A real hard-knock life...

The one thing that I loved about the character of Jane Eyre (I also noticed this when I read the book) is that she never appeared to act as if she was a victim. She stood up for herself and hardly, if ever, cried over spilled milk. She was never the damsel. 

The actress that played Jane, Mia Wasikowska, was in a word: awesome. I loved her, and looked forward to seeing more of her whenever she left the screen.

Since seeing this movie this past Saturday, I took to seeing two of the many adaptations of this book. Although I love Samantha Morton (1997 adaptation) and the 1996 adaptation with Charlotte Gainsbourg and Anna Paquin, I must say that Wasikowska's version of Jane was more believable. Wasikowska's Jane was youthful in both age and looks, where the other women barely came close to looking the part. I don't think Samantha  Morton ever looked 19 years old even when she was 19 years old, but who can blame her for trying.

While living in that big ass house in the middle of nowhere, Jane meets the master of the house, Mr. Rochester. In the beginning, I'm sure the audience is not supposed to like him, but I immediately loved him...blame it on the casting. Michael Fassbender as Mr. Rochester is the only reason why I took my ass to the theater in the first place. The moment his face graced the screen, me and the other 20 women sitting in the theater gasped simultaneously. He is just...so beautiful, even though I'm almost sure Mr. Rochester is described as butt ass ugly in the book, but I'm not complaining.

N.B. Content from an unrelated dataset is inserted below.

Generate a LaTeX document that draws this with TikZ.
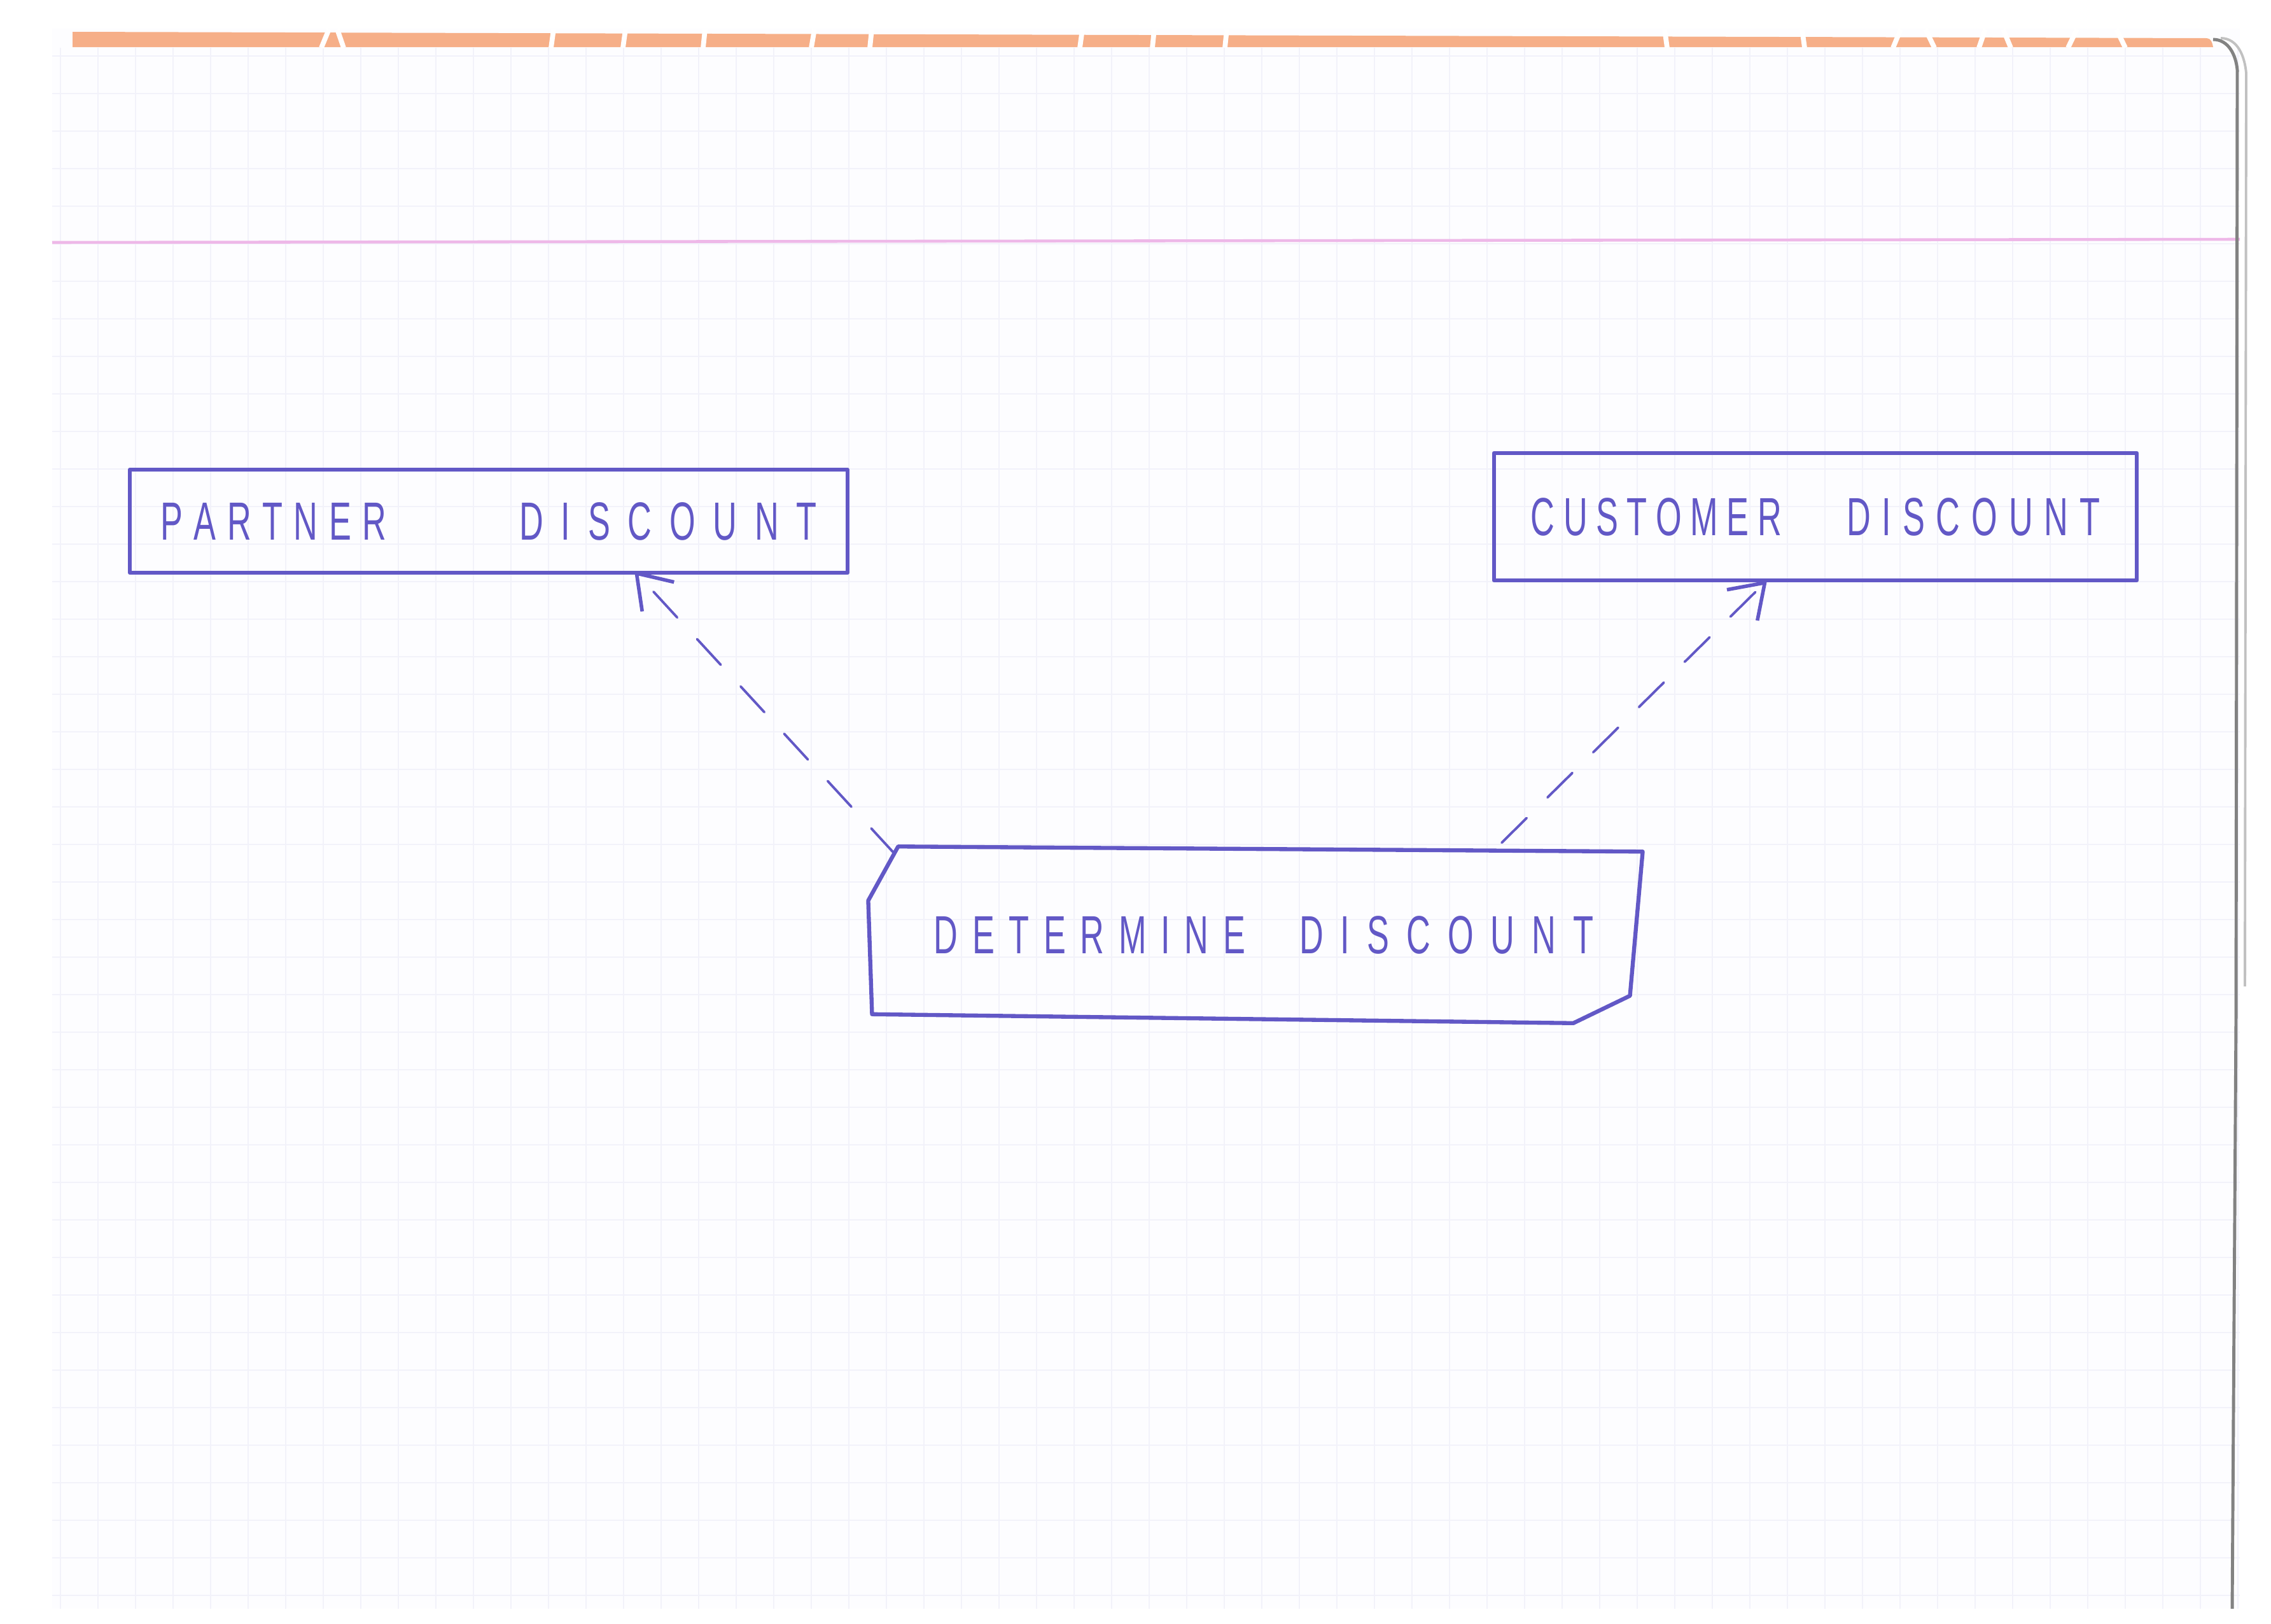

Fassbender's portrayal of Mr. Rochester was very good. Compared to the other actors I've seen, the overacting and over brooding wasn't necessary, and he played the character true to his own original style. It was just right. 

However, there were some moments that had me thinking what the hell is going on. For example, the chemistry between Wasikowska and Fassbender never appeared. I was waiting for there to be an obvious spark, but nothing. The only moment that I felt that there was a little something between the two characters, was when Rochester creepily watched Jane sleep after she saved him from a fire. Then came that God awful marriage proposal...I'm not sure about my loyal legion, but if someone is head over heels in love with me and wants to marry me, he is going to have to do a little bit better than calling me a "strange and most unearthly thing" before he pops the question. I'm not fond of being called anything other than my name during a marriage proposal.

Like any other book turned movie, there are a lot of differences. There are a lot of characters and moments that I saw as crucial in the novel that weren't mentioned in the movie. However, to be honest, they weren't missed.

I wished the movie could have gone on a little longer, especially after I warmed up to the idea of Jane and Rochester being together, but a four hour movie would have been to much for some. 

Like I said before, I liked this movie. I will recommended it to people I know; the only downside is no one I know would want to see this movie. Damn you CGI, you have officially ruined the effect of word of mouth.